What are Positions in Stock Market? Positions Definition, Type & More!

What are Positions in Stock Market? Positions Definition, Type & More!

Understanding Positions in Stock Market: Depending on the market trends and movements an individual can use different strategies to invest or trade in the stock market. But the one thing that is common when individuals implement any strategy is that they have to create positions in the stock market. 

In this article, we will be discussing the meaning of positions in the stock market and the different types of positions an individual can take.

What are Positions in Stock Market?

Positions in the stock market mean the number of stocks owned (which are either bought or short) by an individual. 

An individual takes a position in the market when they purchase a stock or if they sell the stock depending on their conviction. An open position will be followed by closing the position at some point in the future.

What is meant by long and short positions?

Individuals can take a long position or a short position depending on the conviction they have about the market. Let us now understand these positions in detail.

1. Long Position in Stock Market

Taking a long position means taking a fresh buy position in the market. A long position is taken when an individual has a bullish conviction about the market. Here are ways in which an individual can take a long position in the stock market.

1.1 In the Equity/Cash Segment

An individual can take a long position by purchasing the shares on delivery and holding them for any number of days required.

Individuals can also take a long position by executing an intraday trade where they buy the stocks and hold them until the market closes for the day. In an intraday trade, the individuals will have to reverse their positions by the end of the day.

1.2 In the Derivative Segment

There are two ways for an individual to take a Long position in the Derivative market.

The first way is through a futures contract wherein you become the buyer of the futures contract and take the reversal position at the end of the expiry.

The second way is to enter a call option buy becoming the buyer of the option contract. Here the buyer has the choice of executing or not executing the contract.

A long position can also be taken in a put option contract by becoming the buyer of the contract. But, put options are bought with a bearish conviction of the market.

To know more about options, you can read this article on profits in options trading.

2. Short Positions in Stock Market

Taking a short position taking a fresh sell position in the market. A short position is taken when an individual has a bearish conviction about the market. Here are ways in which an individual can take a short position in the stock market.

2.1 In the Equity/Cash Segment

Individuals can take a short position by executing an intraday trade where they sell the stocks. But they have to reverse the position by the end of the day. 

A short position cannot be taken on delivery as shares cannot be sold on a long-term basis. 

2.2 In the Derivative Segment

There are two ways for an individual to take a short position in the Derivative market.

The first way is through a futures contract wherein you become the seller of the futures contract and take the reversal position at the end of the expiry.

The second way is to enter a call option by becoming the seller (writer) of the option contract. Here the seller gets a premium from the option buyer for the choice of execution given to the buyer.
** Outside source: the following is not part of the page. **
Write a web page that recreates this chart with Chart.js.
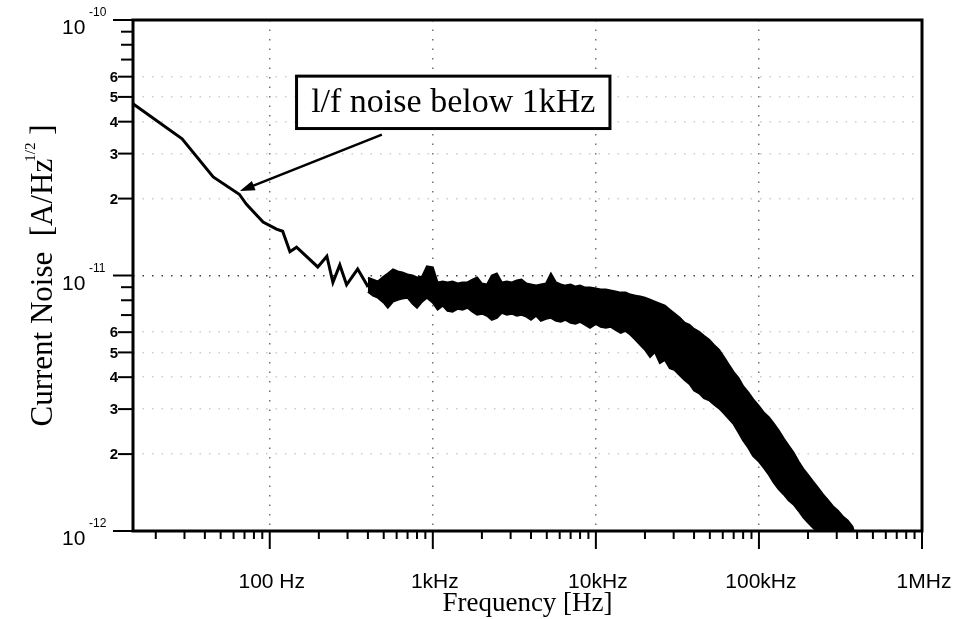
<!DOCTYPE html>
<html>
<head>
<meta charset="utf-8">
<script src="https://cdn.jsdelivr.net/npm/chart.js@4.4.1/dist/chart.umd.min.js"></script>
<style>
  html, body { margin: 0; padding: 0; background: #fff; }
</style>
</head>
<body>
<canvas id="noiseChart" width="957" height="619"></canvas>
<script>
// values; noise in pA/sqrt(Hz)
var lowFreq  = [14.5, 15, 29, 45, 65, 72, 91, 110, 120, 133, 146, 197, 224, 244, 269, 296, 346, 394, 400];
var lowNoise = [47, 46.3, 34.3, 24.3, 20.8, 19.0, 16.2, 15.2, 14.9, 12.4, 12.9, 10.8, 11.9, 9.4, 11.0, 9.2, 10.6, 9.2, 9.0];

// the noisy band above ~400 Hz: upper and lower edge of the trace
var bandFreq = [
  400, 430, 460, 500, 530, 570, 610, 650, 700, 750,
  800, 860, 920, 1000, 1070, 1150, 1230, 1320, 1420, 1520,
  1630, 1750, 1870, 2000, 2150, 2300, 2470, 2650, 2840, 3050,
  3270, 3500, 3750, 4000, 4300, 4600, 4950, 5300, 5700, 6100,
  6500, 7000, 7500, 8000, 8600, 9200, 10000, 10700, 11500, 12300,
  13200, 14200, 15200, 16300, 17500, 18700, 20000, 21500, 23000, 24700,
  26500, 28400, 30500, 32700, 35000, 37500, 40000, 43000, 46000, 49500,
  53000, 57000, 61000, 65000, 70000, 75000, 80000, 86000, 92000, 100000,
  107000, 115000, 123000, 132000, 142000, 152000, 163000, 175000, 187000, 200000,
  215000, 230000, 247000, 265000, 284000, 305000, 327000, 350000, 375000, 390000
];
var bandUpper = [
  9.8, 9.64, 9.47, 9.91, 10.18, 10.56, 10.37, 10.27, 10.09, 10.0,
  9.82, 9.91, 10.85, 10.75, 9.39, 9.47, 9.39, 9.47, 9.30, 9.39,
  9.39, 9.64, 9.82, 9.30, 9.22, 10.0, 10.18, 9.39, 9.47, 9.39,
  9.56, 9.64, 9.30, 9.22, 9.13, 9.22, 9.30, 10.18, 9.39, 9.22,
  9.13, 9.22, 9.05, 9.13, 8.97, 8.97, 8.89, 8.81, 8.81, 8.73,
  8.65, 8.57, 8.57, 8.42, 8.34, 8.27, 8.19, 8.04, 7.90, 7.76,
  7.62, 7.35, 7.09, 6.83, 6.53, 6.41, 6.18, 6.02, 5.81, 5.60,
  5.35, 5.12, 4.80, 4.50, 4.19, 3.97, 3.69, 3.49, 3.28, 3.08,
  2.91, 2.79, 2.64, 2.48, 2.30, 2.16, 2.03, 1.87, 1.75, 1.66,
  1.56, 1.48, 1.39, 1.32, 1.25, 1.20, 1.14, 1.10, 1.04, 0.95
];
var bandLower = [
  8.65, 8.34, 8.19, 7.83, 7.48, 7.90, 8.04, 8.12, 8.19, 7.76,
  7.48, 7.90, 8.19, 7.83, 7.35, 7.62, 7.28, 7.22, 7.41, 7.35,
  7.48, 7.22, 7.02, 7.09, 6.96, 6.71, 6.83, 7.15, 7.02, 7.09,
  6.96, 7.02, 6.90, 6.71, 6.96, 6.65, 6.77, 6.83, 6.65, 6.59,
  6.71, 6.53, 6.47, 6.59, 6.41, 6.24, 6.47, 6.30, 6.24, 6.30,
  6.13, 5.96, 6.07, 5.86, 5.60, 5.35, 5.12, 4.80, 5.02, 4.54,
  4.67, 4.34, 4.26, 4.07, 3.90, 3.76, 3.55, 3.46, 3.31, 3.25,
  3.13, 3.02, 2.89, 2.76, 2.62, 2.43, 2.26, 2.12, 1.97, 1.87,
  1.77, 1.66, 1.55, 1.46, 1.39, 1.32, 1.27, 1.20, 1.13, 1.08,
  1.03, 0.99, 0.96, 0.95, 0.95, 0.95, 0.95, 0.95, 0.95, 0.95
];

var xTickValues = [100, 1000, 10000, 100000, 1000000];
var xTickLabels = ['100 Hz', '1kHz', '10kHz', '100kHz', '1MHz'];
var yDecades = [1e-12, 1e-11, 1e-10];
var yDecadeExponents = ['-12', '-11', '-10'];
var yMantissaLabels = ['2', '3', '4', '5', '6'];

var PA = 1e-12;
var SANS = '"Liberation Sans", Arial, sans-serif';
var SERIF = '"Liberation Serif", "Times New Roman", serif';

function toPoints(xs, ys) {
  return xs.map(function(x, i) { return { x: x, y: ys[i] * PA }; });
}

function decadeTicks(first, last) {
  var out = [];
  for (var d = first; d < last * 0.999; d *= 10) {
    for (var m = 1; m <= 9; m++) out.push({ value: m * d });
  }
  out.push({ value: last });
  return out;
}

function mantissa(v) {
  var e = Math.floor(Math.log10(v) + 1e-9);
  return Math.round(v / Math.pow(10, e));
}

function line(ctx, x1, y1, x2, y2) {
  ctx.beginPath();
  ctx.moveTo(x1, y1);
  ctx.lineTo(x2, y2);
  ctx.stroke();
}

var decorPlugin = {
  id: 'decor',
  afterDraw: function(chart) {
    var ctx = chart.ctx;
    var area = chart.chartArea;
    var xs = chart.scales.x;
    var ys = chart.scales.y;
    ctx.save();

    // frame
    ctx.strokeStyle = '#000';
    ctx.lineWidth = 3;
    ctx.strokeRect(area.left, area.top, area.right - area.left, area.bottom - area.top);

    // x ticks below the axis
    ctx.lineWidth = 2;
    xs.ticks.forEach(function(t) {
      var px = xs.getPixelForValue(t.value);
      var major = xTickValues.indexOf(t.value) >= 0;
      line(ctx, px, area.bottom, px, area.bottom + (major ? 18 : 8));
    });
    ctx.fillStyle = '#000';
    ctx.font = '21px ' + SANS;
    ctx.textAlign = 'center';
    ctx.textBaseline = 'alphabetic';
    xTickValues.forEach(function(v, i) {
      ctx.fillText(xTickLabels[i], xs.getPixelForValue(v) + 2, 588);
    });

    // y ticks left of the axis
    ys.ticks.forEach(function(t) {
      var py = ys.getPixelForValue(t.value);
      var m = mantissa(t.value);
      var len = m === 1 ? 20 : (m <= 6 ? 15 : 12);
      line(ctx, area.left - len, py, area.left, py);
    });
    ctx.textAlign = 'right';
    ctx.font = 'bold 15px ' + SANS;
    ctx.textBaseline = 'middle';
    ys.ticks.forEach(function(t) {
      var m = mantissa(t.value);
      var idx = yMantissaLabels.indexOf(String(m));
      if (idx >= 0) ctx.fillText(yMantissaLabels[idx], area.left - 15, ys.getPixelForValue(t.value) + 1);
    });
    yDecades.forEach(function(v, i) {
      var py = ys.getPixelForValue(v);
      ctx.textAlign = 'left';
      ctx.textBaseline = 'alphabetic';
      ctx.font = '21px ' + SANS;
      ctx.fillText('10', 62, py + 14);
      ctx.font = '12px ' + SANS;
      ctx.fillText(yDecadeExponents[i], 89, py - 4);
    });

    // axis titles
    ctx.font = '27px ' + SERIF;
    ctx.textAlign = 'center';
    ctx.fillText('Frequency [Hz]', (area.left + area.right) / 2, 611);

    ctx.save();
    ctx.translate(52, 274);
    ctx.rotate(-Math.PI / 2);
    var partA = 'Current Noise  [A/Hz';
    var partC = ' ]';
    ctx.font = '31px ' + SERIF;
    var wA = ctx.measureText(partA).width;
    var wC = ctx.measureText(partC).width;
    ctx.font = '15px ' + SERIF;
    var wB = ctx.measureText('1/2').width;
    var x0 = -(wA + wB + wC) / 2;
    ctx.textAlign = 'left';
    ctx.font = '31px ' + SERIF;
    ctx.fillText(partA, x0, 0);
    ctx.font = '15px ' + SERIF;
    ctx.fillText('1/2', x0 + wA - 3, -17);
    ctx.font = '31px ' + SERIF;
    ctx.fillText(partC, x0 + wA + wB - 3, 0);
    ctx.restore();

    // annotation box and arrow
    var bx1 = xs.getPixelForValue(146), bx2 = xs.getPixelForValue(12200);
    var by1 = ys.getPixelForValue(6.03e-11), by2 = ys.getPixelForValue(3.76e-11);
    ctx.fillStyle = '#fff';
    ctx.fillRect(bx1, by1, bx2 - bx1, by2 - by1);
    ctx.lineWidth = 3;
    ctx.strokeRect(bx1, by1, bx2 - bx1, by2 - by1);
    ctx.fillStyle = '#000';
    ctx.font = '34px ' + SERIF;
    ctx.textAlign = 'center';
    ctx.textBaseline = 'middle';
    ctx.fillText('l/f noise below 1kHz', (bx1 + bx2) / 2, (by1 + by2) / 2 + 1);

    var ax1 = xs.getPixelForValue(487), ay1 = ys.getPixelForValue(3.56e-11);
    var ax2 = xs.getPixelForValue(65.5), ay2 = ys.getPixelForValue(2.14e-11);
    var ang = Math.atan2(ay2 - ay1, ax2 - ax1);
    ctx.lineWidth = 2.5;
    line(ctx, ax1, ay1, ax2 - 10 * Math.cos(ang), ay2 - 10 * Math.sin(ang));
    ctx.beginPath();
    ctx.moveTo(ax2, ay2);
    ctx.lineTo(ax2 - 15 * Math.cos(ang) + 5 * Math.sin(ang), ay2 - 15 * Math.sin(ang) - 5 * Math.cos(ang));
    ctx.lineTo(ax2 - 15 * Math.cos(ang) - 5 * Math.sin(ang), ay2 - 15 * Math.sin(ang) + 5 * Math.cos(ang));
    ctx.closePath();
    ctx.fill();

    ctx.restore();
  }
};

new Chart(document.getElementById('noiseChart'), {
  type: 'line',
  data: {
    datasets: [
      {
        data: toPoints(lowFreq, lowNoise),
        borderColor: '#000',
        borderWidth: 3,
        pointRadius: 0,
        fill: false
      },
      {
        data: toPoints(bandFreq, bandUpper),
        borderColor: '#000',
        borderWidth: 2,
        pointRadius: 0,
        fill: false
      },
      {
        data: toPoints(bandFreq, bandLower),
        borderColor: '#000',
        borderWidth: 2,
        backgroundColor: '#000',
        pointRadius: 0,
        fill: '-1'
      }
    ]
  },
  options: {
    responsive: false,
    animation: false,
    events: [],
    layout: { padding: { left: 0, right: 35, top: 20, bottom: 0 } },
    plugins: {
      legend: { display: false },
      tooltip: { enabled: false }
    },
    scales: {
      x: {
        type: 'logarithmic',
        min: 14.5,
        max: 1e6,
        afterBuildTicks: function(scale) { scale.ticks = decadeTicks(10, 1e6).filter(function(t) { return t.value >= 20; }); },
        afterFit: function(scale) { scale.height = 88; },
        ticks: { display: false },
        border: { display: false, dash: [1.5, 8] },
        grid: {
          drawTicks: false,
          lineWidth: 1.5,
          color: function(c) {
            var v = c.tick && c.tick.value;
            return (xTickValues.indexOf(v) >= 0 && v < 1e6) ? 'rgba(0,0,0,0.55)' : 'rgba(0,0,0,0)';
          }
        }
      },
      y: {
        type: 'logarithmic',
        min: 1e-12,
        max: 1e-10,
        afterBuildTicks: function(scale) { scale.ticks = decadeTicks(1e-12, 1e-10); },
        afterFit: function(scale) { scale.width = 133; },
        ticks: { display: false },
        border: { display: false, dash: [1.5, 8] },
        grid: {
          drawTicks: false,
          lineWidth: 1.5,
          color: function(c) {
            var v = c.tick && c.tick.value;
            if (!v) return 'rgba(0,0,0,0)';
            var m = mantissa(v);
            if (Math.abs(v - 1e-11) < 1e-15) return 'rgba(0,0,0,0.75)';
            if (m >= 2 && m <= 6) return 'rgba(0,0,0,0.2)';
            return 'rgba(0,0,0,0)';
          }
        }
      }
    }
  },
  plugins: [decorPlugin]
});
</script>
</body>
</html>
A short position can also be taken in a put option contract by becoming the seller of the contract. But, put options are sold with a bearish conviction of the market.

What are Open Positions in Stock Market?

An open position is an investment or trade that an individual has entered but which is yet to be closed. The duration of an open position can vary from minutes to years depending on the objective and style of the individual.

While holding an open position, an individual is exposed to market risk. The amount of risk will vary depending on the size of the position and the holding period of an individual.

What are Closing Positions in Stock Market?

A closing position refers to canceling out an existing position held in the market by taking an opposite position. This means buying back the security in short sales and selling the position in case of long positions.

Individuals will earn a profit or loss on the difference between the price at which the security is opened and the price at which the security is closed.

Also Read: How to Calculate Profit in Options Trading?

In Closing

In this article, we discussed what positions in stock market mean and the types of positions an individual can have while investing in the stock market. In simple terms, Positions in stock market means the number of stocks owned by an individual. 

An individual can take long and short positions in several ways in the market. It is always recommended to know the pro and cons of each type of position in the stock market which can help an individual to take better trading or investment decisions in the market.